Verizon Likes IoT Down on The Farm

A Verizon executive says that the operator is "really starting to see some pick-up" in agricultural Internet of Things (IoT) applications.

Verizon Communications Inc. (NYSE: VZ) EVP, David Small, talking at the Oppenhiemer Technology Conference last week, noted that what he called "ag tech" is becoming an interesting market for the operator.

Specifically, putting moisture-measuring sensors a few feet into the ground -- particularly in drought stricken-areas such as California and Texas -- allows farmers to "really target where you need to put water and where you don't need to put water."

"It's more efficient for a farmer... it is better for society," Small added. "We certainly make a few bucks in the play, and we like that as well."


For all the latest news on the Internet of Things, visit the our IoT section here on Light Reading.

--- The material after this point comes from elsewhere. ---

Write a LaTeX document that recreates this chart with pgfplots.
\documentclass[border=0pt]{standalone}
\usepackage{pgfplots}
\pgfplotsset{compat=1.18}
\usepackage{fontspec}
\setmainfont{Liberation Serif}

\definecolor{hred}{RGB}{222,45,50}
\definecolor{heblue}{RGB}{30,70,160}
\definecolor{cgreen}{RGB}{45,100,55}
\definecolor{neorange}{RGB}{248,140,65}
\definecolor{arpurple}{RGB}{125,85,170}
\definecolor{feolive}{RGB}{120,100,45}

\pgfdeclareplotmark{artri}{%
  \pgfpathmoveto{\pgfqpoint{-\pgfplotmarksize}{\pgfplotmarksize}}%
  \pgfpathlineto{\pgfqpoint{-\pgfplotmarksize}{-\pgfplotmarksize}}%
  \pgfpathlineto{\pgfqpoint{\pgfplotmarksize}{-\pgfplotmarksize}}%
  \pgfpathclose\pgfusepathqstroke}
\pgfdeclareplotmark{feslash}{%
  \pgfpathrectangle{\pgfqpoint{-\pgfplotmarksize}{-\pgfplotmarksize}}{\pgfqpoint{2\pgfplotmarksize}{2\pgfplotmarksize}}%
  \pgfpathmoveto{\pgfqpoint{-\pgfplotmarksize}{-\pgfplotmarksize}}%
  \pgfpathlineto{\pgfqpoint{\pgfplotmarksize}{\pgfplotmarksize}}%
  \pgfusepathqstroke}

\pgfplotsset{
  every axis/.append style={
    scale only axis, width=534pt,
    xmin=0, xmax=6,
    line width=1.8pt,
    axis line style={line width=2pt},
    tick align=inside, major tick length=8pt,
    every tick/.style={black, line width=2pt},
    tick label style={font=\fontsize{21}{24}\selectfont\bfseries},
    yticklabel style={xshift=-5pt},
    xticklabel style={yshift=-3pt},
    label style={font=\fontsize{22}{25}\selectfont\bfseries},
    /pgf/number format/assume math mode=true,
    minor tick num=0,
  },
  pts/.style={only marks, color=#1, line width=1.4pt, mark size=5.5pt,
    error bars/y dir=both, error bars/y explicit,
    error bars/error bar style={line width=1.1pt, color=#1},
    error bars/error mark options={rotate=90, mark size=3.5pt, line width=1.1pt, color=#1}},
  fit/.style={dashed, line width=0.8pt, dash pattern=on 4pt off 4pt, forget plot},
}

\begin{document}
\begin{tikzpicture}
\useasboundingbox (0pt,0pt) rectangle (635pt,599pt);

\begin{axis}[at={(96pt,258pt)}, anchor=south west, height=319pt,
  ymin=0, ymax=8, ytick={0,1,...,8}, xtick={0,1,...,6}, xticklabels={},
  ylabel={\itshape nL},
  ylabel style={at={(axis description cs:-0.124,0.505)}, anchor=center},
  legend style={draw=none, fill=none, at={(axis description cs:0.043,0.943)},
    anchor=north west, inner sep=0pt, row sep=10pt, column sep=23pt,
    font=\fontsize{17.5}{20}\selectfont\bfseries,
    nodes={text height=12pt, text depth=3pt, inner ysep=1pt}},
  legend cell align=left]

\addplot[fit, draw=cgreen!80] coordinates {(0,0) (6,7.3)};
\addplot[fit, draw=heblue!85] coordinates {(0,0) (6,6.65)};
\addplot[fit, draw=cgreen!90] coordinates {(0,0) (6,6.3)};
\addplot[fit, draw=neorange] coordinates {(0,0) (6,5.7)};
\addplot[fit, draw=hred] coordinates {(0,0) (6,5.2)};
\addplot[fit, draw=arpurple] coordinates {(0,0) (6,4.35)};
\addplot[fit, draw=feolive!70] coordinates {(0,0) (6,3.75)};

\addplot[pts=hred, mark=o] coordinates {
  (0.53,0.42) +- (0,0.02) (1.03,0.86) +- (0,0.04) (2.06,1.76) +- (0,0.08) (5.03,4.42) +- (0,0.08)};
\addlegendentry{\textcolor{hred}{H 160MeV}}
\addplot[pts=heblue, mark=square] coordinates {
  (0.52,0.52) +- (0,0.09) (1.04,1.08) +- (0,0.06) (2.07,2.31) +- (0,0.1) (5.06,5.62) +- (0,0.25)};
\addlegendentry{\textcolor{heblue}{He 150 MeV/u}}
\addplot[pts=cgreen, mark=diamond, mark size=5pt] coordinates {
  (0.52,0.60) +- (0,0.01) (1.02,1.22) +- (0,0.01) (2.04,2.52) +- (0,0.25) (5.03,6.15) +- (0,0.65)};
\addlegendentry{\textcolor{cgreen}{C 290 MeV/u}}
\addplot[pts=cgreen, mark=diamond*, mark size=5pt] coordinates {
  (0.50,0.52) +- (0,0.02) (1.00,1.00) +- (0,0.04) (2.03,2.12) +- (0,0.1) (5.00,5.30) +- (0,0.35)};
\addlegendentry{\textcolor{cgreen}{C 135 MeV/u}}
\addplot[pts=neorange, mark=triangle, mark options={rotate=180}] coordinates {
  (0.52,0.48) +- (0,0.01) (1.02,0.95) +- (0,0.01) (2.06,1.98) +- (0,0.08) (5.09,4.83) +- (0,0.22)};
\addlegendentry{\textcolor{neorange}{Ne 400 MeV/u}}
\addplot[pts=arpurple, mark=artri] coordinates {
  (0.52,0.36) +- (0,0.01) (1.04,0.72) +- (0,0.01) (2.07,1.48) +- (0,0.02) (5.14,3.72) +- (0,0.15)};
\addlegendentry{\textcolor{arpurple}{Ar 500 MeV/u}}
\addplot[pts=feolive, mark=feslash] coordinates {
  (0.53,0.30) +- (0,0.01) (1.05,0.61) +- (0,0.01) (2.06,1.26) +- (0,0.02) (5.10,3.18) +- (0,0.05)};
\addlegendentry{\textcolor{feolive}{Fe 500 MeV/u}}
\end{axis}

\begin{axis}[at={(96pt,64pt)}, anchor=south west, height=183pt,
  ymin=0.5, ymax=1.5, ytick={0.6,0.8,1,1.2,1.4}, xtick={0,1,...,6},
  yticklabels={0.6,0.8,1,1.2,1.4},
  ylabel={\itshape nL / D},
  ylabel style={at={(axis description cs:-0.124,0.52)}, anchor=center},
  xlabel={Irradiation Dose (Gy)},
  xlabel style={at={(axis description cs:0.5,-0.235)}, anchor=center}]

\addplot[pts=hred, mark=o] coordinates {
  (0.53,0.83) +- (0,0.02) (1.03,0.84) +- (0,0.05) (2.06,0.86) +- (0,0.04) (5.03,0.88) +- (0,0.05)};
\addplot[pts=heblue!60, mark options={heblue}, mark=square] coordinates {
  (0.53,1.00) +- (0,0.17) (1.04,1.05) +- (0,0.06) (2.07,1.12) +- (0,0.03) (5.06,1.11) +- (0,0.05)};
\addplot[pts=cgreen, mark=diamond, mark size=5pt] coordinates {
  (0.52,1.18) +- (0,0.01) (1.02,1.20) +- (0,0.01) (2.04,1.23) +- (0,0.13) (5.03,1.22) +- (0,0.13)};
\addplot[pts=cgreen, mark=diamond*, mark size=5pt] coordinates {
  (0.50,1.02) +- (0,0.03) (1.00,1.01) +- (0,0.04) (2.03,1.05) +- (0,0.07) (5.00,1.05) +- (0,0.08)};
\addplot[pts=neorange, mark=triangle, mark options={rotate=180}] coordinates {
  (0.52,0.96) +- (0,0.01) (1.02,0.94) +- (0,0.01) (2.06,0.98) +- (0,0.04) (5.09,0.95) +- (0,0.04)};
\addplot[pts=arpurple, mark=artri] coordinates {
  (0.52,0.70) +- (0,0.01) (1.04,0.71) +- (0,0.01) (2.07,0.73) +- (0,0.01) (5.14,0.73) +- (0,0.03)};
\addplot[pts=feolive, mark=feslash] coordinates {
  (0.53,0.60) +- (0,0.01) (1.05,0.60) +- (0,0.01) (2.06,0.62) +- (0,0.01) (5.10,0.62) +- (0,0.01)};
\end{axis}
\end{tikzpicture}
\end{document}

The nod at agricultural applications is interesting because US operators haven't been super-vocal about which markets they expect to be IoT's biggest -- only that the overall sector will be important.

Oh sure, AT&T will tell you that connected cars are important, while Verizon usually bigs up its fleet management skills, but it's nice to get a few more actual pieces to start to fill in the IoT jigsaw puzzle. (See Verizon Buys Big Into IoT With $2.4B Fleetmatics Deal.)

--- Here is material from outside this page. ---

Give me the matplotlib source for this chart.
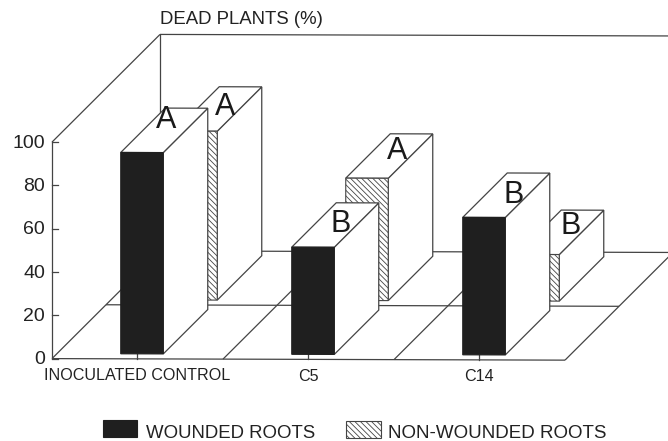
import matplotlib
matplotlib.use('Agg')
import matplotlib.pyplot as plt
from matplotlib.patches import Polygon, Rectangle

plt.rcParams['font.family'] = ['Liberation Sans', 'DejaVu Sans']
plt.rcParams['hatch.linewidth'] = 0.6

# data
categories = ['INOCULATED CONTROL', 'C5', 'C14']
wounded = [93, 49.5, 63.5]
non_wounded = [78, 56.5, 21.5]
wounded_letters = ['A', 'B', 'B']
non_wounded_letters = ['A', 'A', 'B']
y_ticks = [0, 20, 40, 60, 80, 100]

# projection, pixels
X0, Y0 = 52, 358.6
CAT_STEP = 171
FIRST_CAT = 85
PER_PCT = 2.165
ROW_DEPTH = 54
FLOOR_DEPTH = 108
BAR_W = 42.5
BAR_D = 44.5
GAP = 5
SHEAR = 0.003
LINE = '#444444'
DARK = '#1f1f1f'


def proj(x, val, depth):
    # x is px along the front axis, val in %, depth in px going back
    px = X0 + x + depth
    py = Y0 - val * PER_PCT - depth + SHEAR * (x + depth)
    return px, py


def line(ax, p, q, lw=0.9, z=1):
    ax.plot([p[0], q[0]], [p[1], q[1]], color=LINE, lw=lw, zorder=z, solid_capstyle='butt')


def bar3d(ax, cat, val, row, face, hatch, z):
    left = FIRST_CAT + cat * CAT_STEP - BAR_W / 2
    right = left + BAR_W
    d0 = row * ROW_DEPTH + GAP
    d1 = d0 + BAR_D
    front = [proj(left, 0, d0), proj(right, 0, d0), proj(right, val, d0), proj(left, val, d0)]
    side = [proj(right, 0, d0), proj(right, 0, d1), proj(right, val, d1), proj(right, val, d0)]
    top = [proj(left, val, d0), proj(right, val, d0), proj(right, val, d1), proj(left, val, d1)]
    ax.add_patch(Polygon(side, fc='white', ec=LINE, lw=0.9, zorder=z))
    ax.add_patch(Polygon(top, fc='white', ec=LINE, lw=0.9, zorder=z))
    ax.add_patch(Polygon(front, fc=face, ec=LINE if hatch else DARK, lw=0.8, hatch=hatch, zorder=z))


fig = plt.figure(figsize=(6.68, 4.41), dpi=100)
ax = fig.add_axes([0, 0, 1, 1])
ax.set_xlim(0, 668)
ax.set_ylim(441, 0)
ax.axis('off')

# floor and walls
width = CAT_STEP * 3
line(ax, proj(0, 0, 0), proj(width, 0, 0))
line(ax, proj(0, 0, ROW_DEPTH), proj(width, 0, ROW_DEPTH))
line(ax, proj(0, 0, FLOOR_DEPTH), proj(width, 0, FLOOR_DEPTH))
for i in range(4):
    line(ax, proj(i * CAT_STEP, 0, 0), proj(i * CAT_STEP, 0, FLOOR_DEPTH))
line(ax, proj(0, 0, 0), proj(0, 100, 0))
line(ax, proj(0, 100, 0), proj(0, 100, FLOOR_DEPTH))
line(ax, proj(0, 0, FLOOR_DEPTH), proj(0, 100, FLOOR_DEPTH))
line(ax, proj(0, 100, FLOOR_DEPTH), proj(width, 100, FLOOR_DEPTH))

# ticks
for t in y_ticks:
    px, py = proj(0, t, 0)
    ax.plot([px, px + 6], [py, py], color=LINE, lw=0.9, zorder=1)
    ax.text(px - 7, py + 1, str(t), ha='right', va='center', fontsize=14, color='#222222')
for i, name in enumerate(categories):
    px, py = proj(FIRST_CAT + i * CAT_STEP, 0, 0)
    ax.plot([px, px], [py, py - 5], color=LINE, lw=0.9, zorder=1)
    ax.text(px, py + 17, name, ha='center', va='center', fontsize=11.6, color='#222222')

# bars, back row first
for i, v in enumerate(non_wounded):
    bar3d(ax, i, v, 1, 'white', '\\\\\\\\\\\\', 2 + i * 0.1)
for i, v in enumerate(wounded):
    bar3d(ax, i, v, 0, DARK, None, 3 + i * 0.1)

# letters on the bar tops
w_off = [(1.5, -10), (5, -1), (7, 0)]
n_off = [(6.5, -2), (8, -5), (10, -6)]
for i, (v, s) in enumerate(zip(non_wounded, non_wounded_letters)):
    px, py = proj(FIRST_CAT + i * CAT_STEP + BAR_W / 2, v, ROW_DEPTH + GAP + BAR_D / 2)
    ax.text(px - BAR_W / 2 + n_off[i][0], py + n_off[i][1], s, ha='center', va='center',
            fontsize=22, color='#1a1a1a', zorder=5)
for i, (v, s) in enumerate(zip(wounded, wounded_letters)):
    px, py = proj(FIRST_CAT + i * CAT_STEP + BAR_W / 2, v, GAP + BAR_D / 2)
    ax.text(px - BAR_W / 2 + w_off[i][0], py + w_off[i][1], s, ha='center', va='center',
            fontsize=22, color='#1a1a1a', zorder=5)

ax.text(160, 20, 'DEAD PLANTS (%)', ha='left', va='center', fontsize=13.4, color='#222222')

# legend
ax.add_patch(Rectangle((103, 420), 34, 17, fc=DARK, ec=DARK, lw=0.8))
ax.text(146, 433, 'WOUNDED ROOTS', ha='left', va='center', fontsize=13.4, color='#222222')
ax.add_patch(Rectangle((346, 421), 35, 17, fc='white', ec=LINE, lw=0.8, hatch='\\\\\\\\\\\\'))
ax.text(388, 434, 'NON-WOUNDED ROOTS', ha='left', va='center', fontsize=13.5, color='#222222')

fig.savefig('out.png', dpi=100)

— Dan Jones, Mobile Editor, Light Reading

kq4ym 8/27/2016 | 2:02:23 PM
Re: Smart Ag I think orange grove owners have been doing computerized monitoring of soils here in Florida for many years. Or at least they've had the capability of doing it since there are companies offering the service. Whether it's been cost effective for everyone I don't know.
jbtombes 8/17/2016 | 8:20:35 AM
Smart Ag Smart agriculture was one of the several use cases mentioned in piece by B Santos on the LoRa Alliance. The app dev kit includes a moisture detector. 
KBode 8/16/2016 | 5:29:41 PM
Connected.. Interesting area to focus on. I'll be curious to see just how much IOT support from Verizon would actually cost. Was interesting to see so many IOT subscriber additions dominating quarterly adds. Have been curious how many of those are connected cars that don't ultimately stay connected, and whether telcos play around with those numbers in any way. Does a car sold with connectivity count as a new subscriber even if the user only enjoys a trial period then never uses AT&T/Verizon again?